**Exercise instructions:** Retype the listing below line for line, but only from the line with "Write a LaTeX" down to the line with "(0,0) rectangle (1765,1084);", inclusive. Pictures stay out.

[Rows from a dataset of charts and code]
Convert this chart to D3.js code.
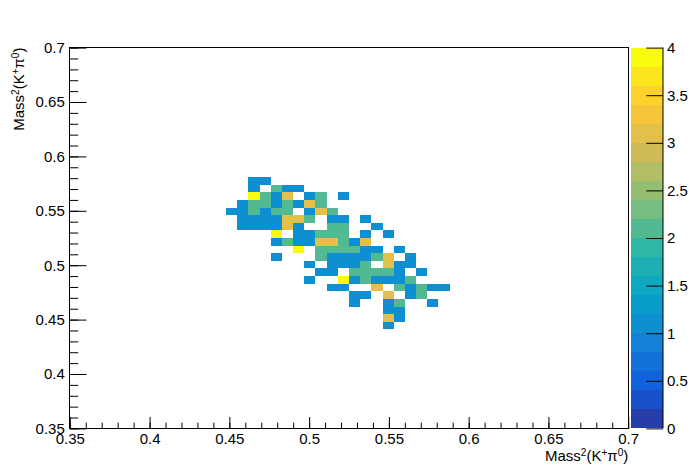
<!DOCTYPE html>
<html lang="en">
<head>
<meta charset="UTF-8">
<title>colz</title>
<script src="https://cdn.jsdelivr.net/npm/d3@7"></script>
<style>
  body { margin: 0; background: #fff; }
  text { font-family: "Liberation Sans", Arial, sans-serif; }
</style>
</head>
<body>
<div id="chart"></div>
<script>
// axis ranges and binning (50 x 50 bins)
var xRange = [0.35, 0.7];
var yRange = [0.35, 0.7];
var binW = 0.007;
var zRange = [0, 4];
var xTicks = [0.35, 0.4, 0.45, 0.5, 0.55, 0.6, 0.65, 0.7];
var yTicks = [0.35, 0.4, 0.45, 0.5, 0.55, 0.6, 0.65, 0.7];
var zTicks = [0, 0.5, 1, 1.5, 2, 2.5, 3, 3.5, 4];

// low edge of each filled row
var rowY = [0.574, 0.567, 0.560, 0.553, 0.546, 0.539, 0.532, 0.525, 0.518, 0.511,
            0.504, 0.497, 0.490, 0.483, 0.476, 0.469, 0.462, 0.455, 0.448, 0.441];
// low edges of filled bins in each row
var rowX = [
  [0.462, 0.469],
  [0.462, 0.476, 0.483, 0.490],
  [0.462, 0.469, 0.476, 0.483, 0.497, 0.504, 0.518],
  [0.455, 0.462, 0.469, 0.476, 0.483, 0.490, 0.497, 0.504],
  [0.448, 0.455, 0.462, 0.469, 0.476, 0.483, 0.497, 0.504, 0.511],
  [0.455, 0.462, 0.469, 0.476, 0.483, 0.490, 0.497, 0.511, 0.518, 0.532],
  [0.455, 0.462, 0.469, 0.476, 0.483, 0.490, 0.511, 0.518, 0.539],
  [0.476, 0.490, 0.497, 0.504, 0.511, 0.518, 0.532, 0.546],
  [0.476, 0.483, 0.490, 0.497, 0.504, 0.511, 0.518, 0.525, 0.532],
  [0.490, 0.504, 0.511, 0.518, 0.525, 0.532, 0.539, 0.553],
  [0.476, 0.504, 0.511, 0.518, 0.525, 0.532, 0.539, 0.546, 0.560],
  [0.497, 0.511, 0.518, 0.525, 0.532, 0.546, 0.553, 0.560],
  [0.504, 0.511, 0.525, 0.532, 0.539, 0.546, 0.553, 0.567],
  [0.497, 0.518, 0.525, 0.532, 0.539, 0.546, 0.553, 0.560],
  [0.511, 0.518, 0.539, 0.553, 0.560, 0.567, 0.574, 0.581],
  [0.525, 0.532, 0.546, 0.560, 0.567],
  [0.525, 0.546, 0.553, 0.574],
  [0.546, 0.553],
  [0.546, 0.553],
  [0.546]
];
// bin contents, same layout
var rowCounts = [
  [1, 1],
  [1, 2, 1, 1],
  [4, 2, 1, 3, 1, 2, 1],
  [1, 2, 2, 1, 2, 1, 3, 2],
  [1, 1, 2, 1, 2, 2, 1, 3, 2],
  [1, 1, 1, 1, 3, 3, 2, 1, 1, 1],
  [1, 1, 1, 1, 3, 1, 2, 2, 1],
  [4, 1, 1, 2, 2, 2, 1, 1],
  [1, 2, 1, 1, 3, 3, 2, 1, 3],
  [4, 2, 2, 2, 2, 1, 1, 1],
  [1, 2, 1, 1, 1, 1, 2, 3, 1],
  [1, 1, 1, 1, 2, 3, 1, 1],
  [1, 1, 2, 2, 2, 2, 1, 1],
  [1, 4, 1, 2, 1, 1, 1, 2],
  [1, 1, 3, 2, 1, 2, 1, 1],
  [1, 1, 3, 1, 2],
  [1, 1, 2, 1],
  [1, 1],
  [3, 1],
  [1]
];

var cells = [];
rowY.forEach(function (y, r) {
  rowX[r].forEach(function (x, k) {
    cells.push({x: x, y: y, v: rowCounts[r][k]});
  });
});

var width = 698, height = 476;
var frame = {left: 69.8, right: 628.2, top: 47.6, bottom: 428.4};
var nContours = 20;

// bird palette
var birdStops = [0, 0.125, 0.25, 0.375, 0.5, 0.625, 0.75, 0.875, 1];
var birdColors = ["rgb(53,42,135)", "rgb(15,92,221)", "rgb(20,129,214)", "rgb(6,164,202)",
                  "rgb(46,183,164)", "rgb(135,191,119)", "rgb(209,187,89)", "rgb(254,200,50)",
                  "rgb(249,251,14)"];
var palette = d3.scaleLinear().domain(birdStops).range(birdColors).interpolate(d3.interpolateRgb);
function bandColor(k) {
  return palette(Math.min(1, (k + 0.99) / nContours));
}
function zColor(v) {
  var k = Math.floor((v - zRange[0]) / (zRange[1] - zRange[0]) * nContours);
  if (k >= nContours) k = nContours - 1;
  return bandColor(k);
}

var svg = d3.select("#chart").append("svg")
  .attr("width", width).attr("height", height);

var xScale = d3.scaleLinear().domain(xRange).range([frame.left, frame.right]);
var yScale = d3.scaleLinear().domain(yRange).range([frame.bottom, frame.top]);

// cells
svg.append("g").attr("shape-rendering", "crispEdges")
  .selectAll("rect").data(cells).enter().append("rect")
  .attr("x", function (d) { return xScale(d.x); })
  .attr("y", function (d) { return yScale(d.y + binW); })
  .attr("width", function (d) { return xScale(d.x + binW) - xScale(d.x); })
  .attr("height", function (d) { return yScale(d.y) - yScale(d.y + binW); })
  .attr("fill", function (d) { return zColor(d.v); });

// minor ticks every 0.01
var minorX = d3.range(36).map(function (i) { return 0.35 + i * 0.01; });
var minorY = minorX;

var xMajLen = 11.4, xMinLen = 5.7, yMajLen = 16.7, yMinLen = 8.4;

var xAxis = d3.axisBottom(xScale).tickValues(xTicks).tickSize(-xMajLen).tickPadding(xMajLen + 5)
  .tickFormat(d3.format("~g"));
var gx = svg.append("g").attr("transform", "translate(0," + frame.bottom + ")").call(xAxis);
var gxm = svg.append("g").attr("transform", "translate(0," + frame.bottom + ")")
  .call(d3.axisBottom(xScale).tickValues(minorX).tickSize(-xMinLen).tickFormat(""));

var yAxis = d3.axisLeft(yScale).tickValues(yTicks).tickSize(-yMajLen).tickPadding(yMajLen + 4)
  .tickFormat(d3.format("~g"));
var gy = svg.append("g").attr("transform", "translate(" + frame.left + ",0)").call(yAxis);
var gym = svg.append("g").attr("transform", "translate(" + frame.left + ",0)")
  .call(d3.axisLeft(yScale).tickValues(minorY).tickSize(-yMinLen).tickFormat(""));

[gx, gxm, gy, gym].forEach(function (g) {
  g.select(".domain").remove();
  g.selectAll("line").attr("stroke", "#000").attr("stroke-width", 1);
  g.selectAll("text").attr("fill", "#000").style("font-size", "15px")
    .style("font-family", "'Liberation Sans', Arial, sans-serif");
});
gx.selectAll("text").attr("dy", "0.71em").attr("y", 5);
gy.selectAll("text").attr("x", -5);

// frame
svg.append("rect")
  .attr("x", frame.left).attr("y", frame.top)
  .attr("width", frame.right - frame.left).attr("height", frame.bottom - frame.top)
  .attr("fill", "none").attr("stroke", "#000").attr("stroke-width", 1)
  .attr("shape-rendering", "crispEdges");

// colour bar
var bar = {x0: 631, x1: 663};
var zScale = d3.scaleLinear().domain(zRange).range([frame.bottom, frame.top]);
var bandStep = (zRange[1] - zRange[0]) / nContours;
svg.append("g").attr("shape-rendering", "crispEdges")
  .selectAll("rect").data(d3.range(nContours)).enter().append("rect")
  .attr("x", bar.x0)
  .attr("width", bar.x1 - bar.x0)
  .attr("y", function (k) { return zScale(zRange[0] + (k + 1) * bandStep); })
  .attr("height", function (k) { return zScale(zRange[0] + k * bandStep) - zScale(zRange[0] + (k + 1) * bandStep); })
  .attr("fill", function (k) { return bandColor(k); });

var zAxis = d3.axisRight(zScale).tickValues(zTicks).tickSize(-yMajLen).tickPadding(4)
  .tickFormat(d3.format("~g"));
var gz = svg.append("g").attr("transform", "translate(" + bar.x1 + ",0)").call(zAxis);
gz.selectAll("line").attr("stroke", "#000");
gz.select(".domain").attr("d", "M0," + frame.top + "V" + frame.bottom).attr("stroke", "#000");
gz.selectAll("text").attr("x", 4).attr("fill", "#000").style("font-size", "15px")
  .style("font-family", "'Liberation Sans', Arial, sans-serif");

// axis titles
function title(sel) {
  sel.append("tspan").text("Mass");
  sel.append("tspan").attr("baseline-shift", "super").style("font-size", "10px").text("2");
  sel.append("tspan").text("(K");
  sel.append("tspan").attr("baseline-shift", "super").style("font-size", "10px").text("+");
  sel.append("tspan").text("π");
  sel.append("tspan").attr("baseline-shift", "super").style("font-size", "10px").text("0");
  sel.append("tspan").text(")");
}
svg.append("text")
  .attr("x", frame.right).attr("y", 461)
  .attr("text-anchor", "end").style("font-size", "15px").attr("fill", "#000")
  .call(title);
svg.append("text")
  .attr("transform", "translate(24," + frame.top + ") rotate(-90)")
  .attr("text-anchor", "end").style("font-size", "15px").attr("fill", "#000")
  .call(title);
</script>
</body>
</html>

---

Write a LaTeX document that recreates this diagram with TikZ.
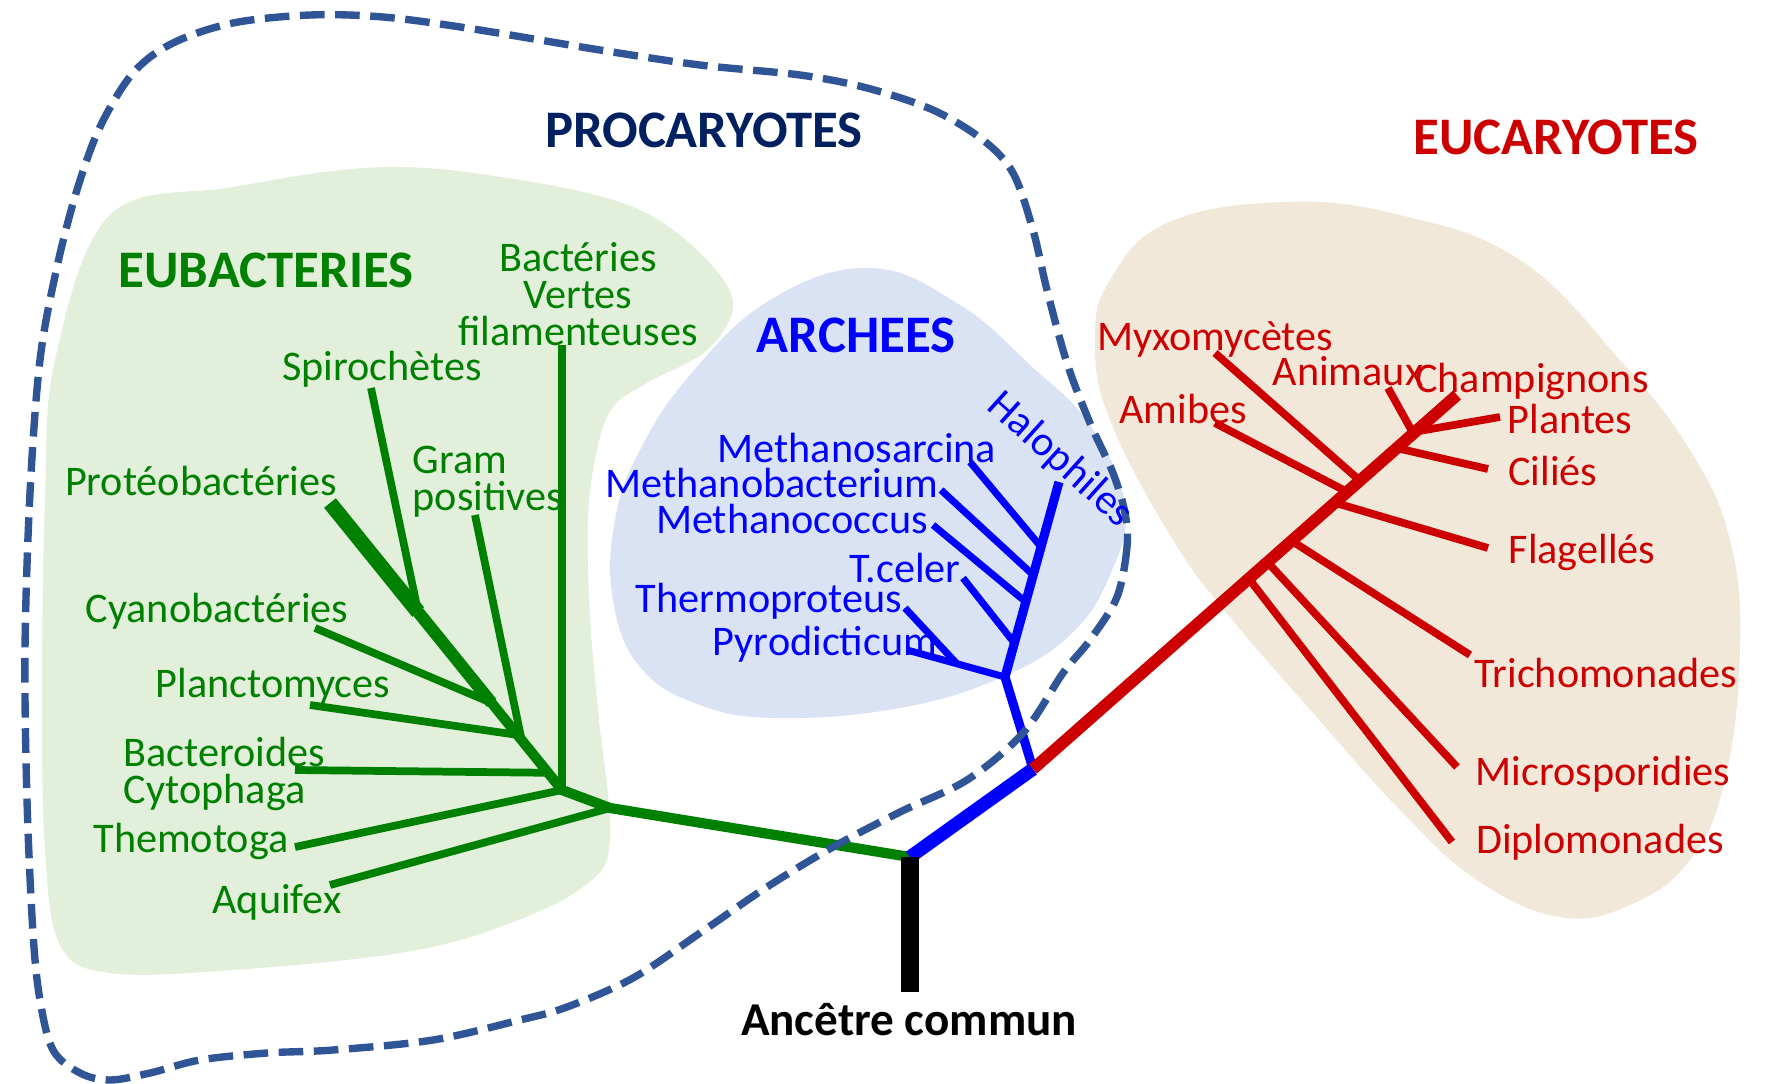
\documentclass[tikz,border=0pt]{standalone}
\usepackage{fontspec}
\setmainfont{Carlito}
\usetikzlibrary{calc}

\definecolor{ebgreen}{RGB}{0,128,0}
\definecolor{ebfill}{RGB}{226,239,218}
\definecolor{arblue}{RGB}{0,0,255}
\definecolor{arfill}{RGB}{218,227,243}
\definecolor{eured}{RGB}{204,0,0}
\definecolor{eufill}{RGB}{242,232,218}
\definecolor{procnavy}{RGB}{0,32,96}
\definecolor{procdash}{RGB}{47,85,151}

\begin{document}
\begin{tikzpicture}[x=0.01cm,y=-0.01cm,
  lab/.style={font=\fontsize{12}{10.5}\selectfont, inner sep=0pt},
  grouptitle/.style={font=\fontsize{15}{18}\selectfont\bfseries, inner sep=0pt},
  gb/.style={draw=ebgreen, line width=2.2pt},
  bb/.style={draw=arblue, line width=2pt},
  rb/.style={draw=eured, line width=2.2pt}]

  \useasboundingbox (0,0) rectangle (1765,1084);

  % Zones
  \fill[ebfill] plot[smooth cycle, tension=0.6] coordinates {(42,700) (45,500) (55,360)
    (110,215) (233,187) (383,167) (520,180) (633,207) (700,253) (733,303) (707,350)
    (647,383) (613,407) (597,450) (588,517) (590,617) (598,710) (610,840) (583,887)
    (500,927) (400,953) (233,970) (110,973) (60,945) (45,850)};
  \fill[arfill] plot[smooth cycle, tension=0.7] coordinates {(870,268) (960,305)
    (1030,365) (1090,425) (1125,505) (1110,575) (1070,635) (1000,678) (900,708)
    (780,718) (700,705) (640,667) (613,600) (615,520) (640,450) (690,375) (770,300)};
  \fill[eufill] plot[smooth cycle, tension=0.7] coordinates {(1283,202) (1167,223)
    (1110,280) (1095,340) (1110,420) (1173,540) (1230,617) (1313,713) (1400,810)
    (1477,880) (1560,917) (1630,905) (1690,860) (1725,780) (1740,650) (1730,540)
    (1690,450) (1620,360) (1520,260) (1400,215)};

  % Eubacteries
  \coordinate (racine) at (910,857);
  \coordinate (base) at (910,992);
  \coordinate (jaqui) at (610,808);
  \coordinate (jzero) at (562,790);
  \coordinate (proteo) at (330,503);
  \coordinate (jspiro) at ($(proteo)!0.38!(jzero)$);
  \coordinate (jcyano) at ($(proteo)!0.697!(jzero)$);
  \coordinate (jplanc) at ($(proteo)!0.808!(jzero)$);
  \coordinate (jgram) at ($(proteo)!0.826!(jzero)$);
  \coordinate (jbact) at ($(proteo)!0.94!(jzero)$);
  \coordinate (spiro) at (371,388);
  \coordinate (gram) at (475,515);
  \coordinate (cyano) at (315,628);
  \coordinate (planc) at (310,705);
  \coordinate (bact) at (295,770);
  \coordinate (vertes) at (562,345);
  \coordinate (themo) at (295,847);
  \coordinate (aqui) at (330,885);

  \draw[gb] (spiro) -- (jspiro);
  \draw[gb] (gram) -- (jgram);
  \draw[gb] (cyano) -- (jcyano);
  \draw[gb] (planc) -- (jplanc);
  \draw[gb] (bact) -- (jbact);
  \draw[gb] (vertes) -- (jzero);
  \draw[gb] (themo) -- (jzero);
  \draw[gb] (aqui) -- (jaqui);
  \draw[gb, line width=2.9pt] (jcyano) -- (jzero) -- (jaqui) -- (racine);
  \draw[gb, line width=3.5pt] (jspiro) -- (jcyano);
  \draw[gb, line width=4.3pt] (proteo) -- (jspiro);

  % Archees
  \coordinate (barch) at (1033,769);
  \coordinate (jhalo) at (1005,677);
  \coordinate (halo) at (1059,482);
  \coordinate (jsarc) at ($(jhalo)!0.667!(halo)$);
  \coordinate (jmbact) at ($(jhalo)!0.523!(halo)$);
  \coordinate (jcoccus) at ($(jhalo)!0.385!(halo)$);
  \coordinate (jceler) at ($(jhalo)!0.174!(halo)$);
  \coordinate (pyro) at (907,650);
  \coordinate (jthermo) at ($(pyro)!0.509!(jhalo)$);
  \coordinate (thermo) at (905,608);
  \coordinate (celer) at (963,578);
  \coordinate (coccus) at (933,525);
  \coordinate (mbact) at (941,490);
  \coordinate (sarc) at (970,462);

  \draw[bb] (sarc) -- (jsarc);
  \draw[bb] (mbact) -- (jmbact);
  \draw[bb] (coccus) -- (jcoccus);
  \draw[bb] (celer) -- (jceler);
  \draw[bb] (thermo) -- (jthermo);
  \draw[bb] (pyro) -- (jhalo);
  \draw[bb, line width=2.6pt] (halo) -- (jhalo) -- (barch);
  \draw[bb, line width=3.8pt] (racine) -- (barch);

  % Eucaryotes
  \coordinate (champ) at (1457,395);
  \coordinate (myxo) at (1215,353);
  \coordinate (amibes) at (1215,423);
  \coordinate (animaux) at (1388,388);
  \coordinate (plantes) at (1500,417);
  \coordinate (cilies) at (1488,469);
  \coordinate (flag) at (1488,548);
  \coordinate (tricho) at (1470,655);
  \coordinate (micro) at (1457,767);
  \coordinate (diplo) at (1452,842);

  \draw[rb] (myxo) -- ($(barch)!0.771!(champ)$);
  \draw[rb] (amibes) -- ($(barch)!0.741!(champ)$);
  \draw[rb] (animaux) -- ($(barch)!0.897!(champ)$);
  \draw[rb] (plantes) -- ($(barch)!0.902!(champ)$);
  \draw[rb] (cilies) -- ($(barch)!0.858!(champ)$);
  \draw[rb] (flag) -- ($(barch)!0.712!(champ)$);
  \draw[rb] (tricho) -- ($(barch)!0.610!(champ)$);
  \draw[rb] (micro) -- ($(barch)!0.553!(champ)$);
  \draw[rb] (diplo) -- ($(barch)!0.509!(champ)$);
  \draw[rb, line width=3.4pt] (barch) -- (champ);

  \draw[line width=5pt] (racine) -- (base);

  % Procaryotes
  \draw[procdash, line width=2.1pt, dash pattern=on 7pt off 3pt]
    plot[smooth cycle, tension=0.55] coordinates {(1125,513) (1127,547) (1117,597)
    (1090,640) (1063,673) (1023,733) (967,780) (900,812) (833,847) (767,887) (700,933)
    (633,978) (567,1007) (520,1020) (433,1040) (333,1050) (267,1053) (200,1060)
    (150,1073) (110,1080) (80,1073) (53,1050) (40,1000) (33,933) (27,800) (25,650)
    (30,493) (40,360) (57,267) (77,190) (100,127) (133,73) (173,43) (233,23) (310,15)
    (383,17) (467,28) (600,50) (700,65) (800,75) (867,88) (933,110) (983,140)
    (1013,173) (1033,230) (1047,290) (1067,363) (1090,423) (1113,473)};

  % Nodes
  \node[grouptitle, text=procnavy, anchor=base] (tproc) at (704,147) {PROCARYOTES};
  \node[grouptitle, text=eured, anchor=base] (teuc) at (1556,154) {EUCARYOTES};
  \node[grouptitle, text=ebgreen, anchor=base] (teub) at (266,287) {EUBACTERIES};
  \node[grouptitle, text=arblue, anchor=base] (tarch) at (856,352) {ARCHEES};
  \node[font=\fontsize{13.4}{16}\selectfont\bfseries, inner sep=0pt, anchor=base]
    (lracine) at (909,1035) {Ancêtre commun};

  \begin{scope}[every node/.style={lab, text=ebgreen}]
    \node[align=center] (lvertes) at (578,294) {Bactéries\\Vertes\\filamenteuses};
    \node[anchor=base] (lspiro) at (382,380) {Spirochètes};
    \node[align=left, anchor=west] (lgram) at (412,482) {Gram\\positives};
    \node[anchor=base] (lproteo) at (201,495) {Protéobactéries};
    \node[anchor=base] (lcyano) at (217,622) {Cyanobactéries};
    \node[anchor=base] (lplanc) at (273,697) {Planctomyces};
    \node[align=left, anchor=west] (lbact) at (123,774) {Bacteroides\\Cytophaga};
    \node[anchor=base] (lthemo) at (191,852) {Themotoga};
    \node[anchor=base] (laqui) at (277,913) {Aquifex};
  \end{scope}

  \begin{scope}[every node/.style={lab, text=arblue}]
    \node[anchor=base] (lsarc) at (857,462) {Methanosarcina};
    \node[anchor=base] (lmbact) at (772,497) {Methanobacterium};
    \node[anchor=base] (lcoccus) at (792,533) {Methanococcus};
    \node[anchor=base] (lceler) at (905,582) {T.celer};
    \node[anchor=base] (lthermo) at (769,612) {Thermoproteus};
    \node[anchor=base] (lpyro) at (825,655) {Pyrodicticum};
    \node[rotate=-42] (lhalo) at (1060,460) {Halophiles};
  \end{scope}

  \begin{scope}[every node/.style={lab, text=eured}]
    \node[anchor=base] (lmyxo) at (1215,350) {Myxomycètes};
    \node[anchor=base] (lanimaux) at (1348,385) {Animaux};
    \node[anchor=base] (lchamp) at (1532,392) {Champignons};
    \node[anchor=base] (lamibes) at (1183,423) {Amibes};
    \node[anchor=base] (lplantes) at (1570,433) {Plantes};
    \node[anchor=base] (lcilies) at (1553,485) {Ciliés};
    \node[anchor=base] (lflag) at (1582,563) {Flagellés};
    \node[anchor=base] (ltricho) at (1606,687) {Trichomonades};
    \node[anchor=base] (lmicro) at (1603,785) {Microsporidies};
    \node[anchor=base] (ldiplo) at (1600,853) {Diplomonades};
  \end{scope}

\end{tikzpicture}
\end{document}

**Expected answer:**
Write a LaTeX document that recreates this diagram with TikZ.
\documentclass[tikz,border=0pt]{standalone}
\usepackage{fontspec}
\setmainfont{Carlito}
\usetikzlibrary{calc}

\definecolor{ebgreen}{RGB}{0,128,0}
\definecolor{ebfill}{RGB}{226,239,218}
\definecolor{arblue}{RGB}{0,0,255}
\definecolor{arfill}{RGB}{218,227,243}
\definecolor{eured}{RGB}{204,0,0}
\definecolor{eufill}{RGB}{242,232,218}
\definecolor{procnavy}{RGB}{0,32,96}
\definecolor{procdash}{RGB}{47,85,151}

\begin{document}
\begin{tikzpicture}[x=0.01cm,y=-0.01cm,
  lab/.style={font=\fontsize{12}{10.5}\selectfont, inner sep=0pt},
  grouptitle/.style={font=\fontsize{15}{18}\selectfont\bfseries, inner sep=0pt},
  gb/.style={draw=ebgreen, line width=2.2pt},
  bb/.style={draw=arblue, line width=2pt},
  rb/.style={draw=eured, line width=2.2pt}]

  \useasboundingbox (0,0) rectangle (1765,1084);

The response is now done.